### Goal of the exercise:
Write out each line exactly as given. Leave the pictures out of your copy.

### Data segment:
—————
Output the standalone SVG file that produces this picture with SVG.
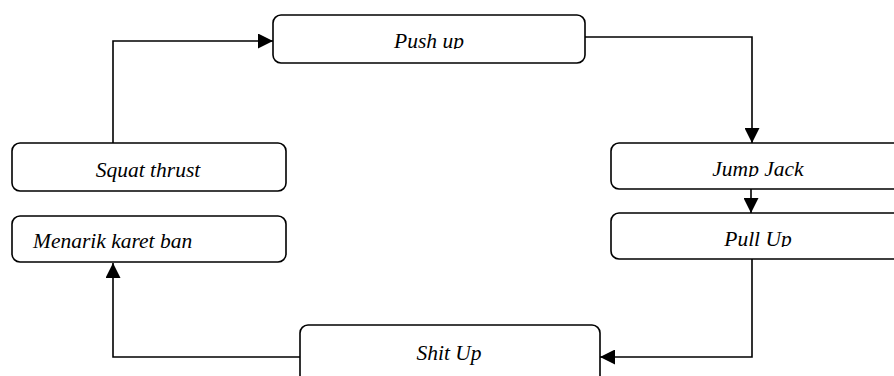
<svg xmlns="http://www.w3.org/2000/svg" width="894" height="376" viewBox="0 0 894 376">
<style>
.box{fill:#fff;stroke:#000;stroke-width:1.6}
.t{font-family:"Liberation Serif","Times New Roman",serif;font-style:italic;font-size:21.5px;fill:#000}
.c{fill:none;stroke:#000;stroke-width:1.6}
</style>
<defs>
<marker id="ah" markerUnits="userSpaceOnUse" markerWidth="15" markerHeight="15" refX="15" refY="7.5" orient="auto">
<path d="M0,0 L15,7.5 L0,15 z" fill="#000"/>
</marker>
<clipPath id="cp1"><rect x="273" y="15" width="312" height="34"/></clipPath>
<clipPath id="cp2"><rect x="611" y="143" width="290" height="34"/></clipPath>
<clipPath id="cp3"><rect x="611" y="213" width="290" height="34"/></clipPath>
</defs>
<g id="connectors">
<path class="c" d="M113,143 V41 H273" marker-end="url(#ah)"/>
<path class="c" d="M585,37 H752 V143" marker-end="url(#ah)"/>
<path class="c" d="M751,189 V213" marker-end="url(#ah)"/>
<path class="c" d="M752,259 V357 H600" marker-end="url(#ah)"/>
<path class="c" d="M300,357 H113 V263" marker-end="url(#ah)"/>
</g>
<g id="push-up">
<rect class="box" x="273" y="15" width="312" height="48" rx="8"/>
<text class="t" x="429" y="48" text-anchor="middle" clip-path="url(#cp1)">Push up</text>
</g>
<g id="squat-thrust">
<rect class="box" x="12" y="143" width="274" height="48" rx="8"/>
<text class="t" x="148" y="177" text-anchor="middle">Squat thrust</text>
</g>
<g id="menarik">
<rect class="box" x="12" y="216" width="274" height="46" rx="8"/>
<text class="t" x="33" y="248">Menarik karet ban</text>
</g>
<g id="jump-jack">
<rect class="box" x="611" y="143" width="300" height="46" rx="8"/>
<text class="t" x="758" y="176" text-anchor="middle" clip-path="url(#cp2)">Jump Jack</text>
</g>
<g id="pull-up">
<rect class="box" x="611" y="213" width="300" height="46" rx="8"/>
<text class="t" x="758" y="246" text-anchor="middle" clip-path="url(#cp3)">Pull Up</text>
</g>
<g id="shit-up">
<rect class="box" x="300" y="325" width="300" height="70" rx="8"/>
<text class="t" x="449" y="360" text-anchor="middle">Shit Up</text>
</g>
</svg>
—————
### Correct response:
Output the standalone SVG file that produces this picture with SVG.
<svg xmlns="http://www.w3.org/2000/svg" width="894" height="376" viewBox="0 0 894 376">
<style>
.box{fill:#fff;stroke:#000;stroke-width:1.6}
.t{font-family:"Liberation Serif","Times New Roman",serif;font-style:italic;font-size:21.5px;fill:#000}
.c{fill:none;stroke:#000;stroke-width:1.6}
</style>
<defs>
<marker id="ah" markerUnits="userSpaceOnUse" markerWidth="15" markerHeight="15" refX="15" refY="7.5" orient="auto">
<path d="M0,0 L15,7.5 L0,15 z" fill="#000"/>
</marker>
<clipPath id="cp1"><rect x="273" y="15" width="312" height="34"/></clipPath>
<clipPath id="cp2"><rect x="611" y="143" width="290" height="34"/></clipPath>
<clipPath id="cp3"><rect x="611" y="213" width="290" height="34"/></clipPath>
</defs>
<g id="connectors">
<path class="c" d="M113,143 V41 H273" marker-end="url(#ah)"/>
<path class="c" d="M585,37 H752 V143" marker-end="url(#ah)"/>
<path class="c" d="M751,189 V213" marker-end="url(#ah)"/>
<path class="c" d="M752,259 V357 H600" marker-end="url(#ah)"/>
<path class="c" d="M300,357 H113 V263" marker-end="url(#ah)"/>
</g>
<g id="push-up">
<rect class="box" x="273" y="15" width="312" height="48" rx="8"/>
<text class="t" x="429" y="48" text-anchor="middle" clip-path="url(#cp1)">Push up</text>
</g>
<g id="squat-thrust">
<rect class="box" x="12" y="143" width="274" height="48" rx="8"/>
<text class="t" x="148" y="177" text-anchor="middle">Squat thrust</text>
</g>
<g id="menarik">
<rect class="box" x="12" y="216" width="274" height="46" rx="8"/>
<text class="t" x="33" y="248">Menarik karet ban</text>
</g>
<g id="jump-jack">
<rect class="box" x="611" y="143" width="300" height="46" rx="8"/>
<text class="t" x="758" y="176" text-anchor="middle" clip-path="url(#cp2)">Jump Jack</text>
</g>
<g id="pull-up">
<rect class="box" x="611" y="213" width="300" height="46" rx="8"/>
<text class="t" x="758" y="246" text-anchor="middle" clip-path="url(#cp3)">Pull Up</text>
</g>
<g id="shit-up">
<rect class="box" x="300" y="325" width="300" height="70" rx="8"/>
<text class="t" x="449" y="360" text-anchor="middle">Shit Up</text>
</g>
</svg>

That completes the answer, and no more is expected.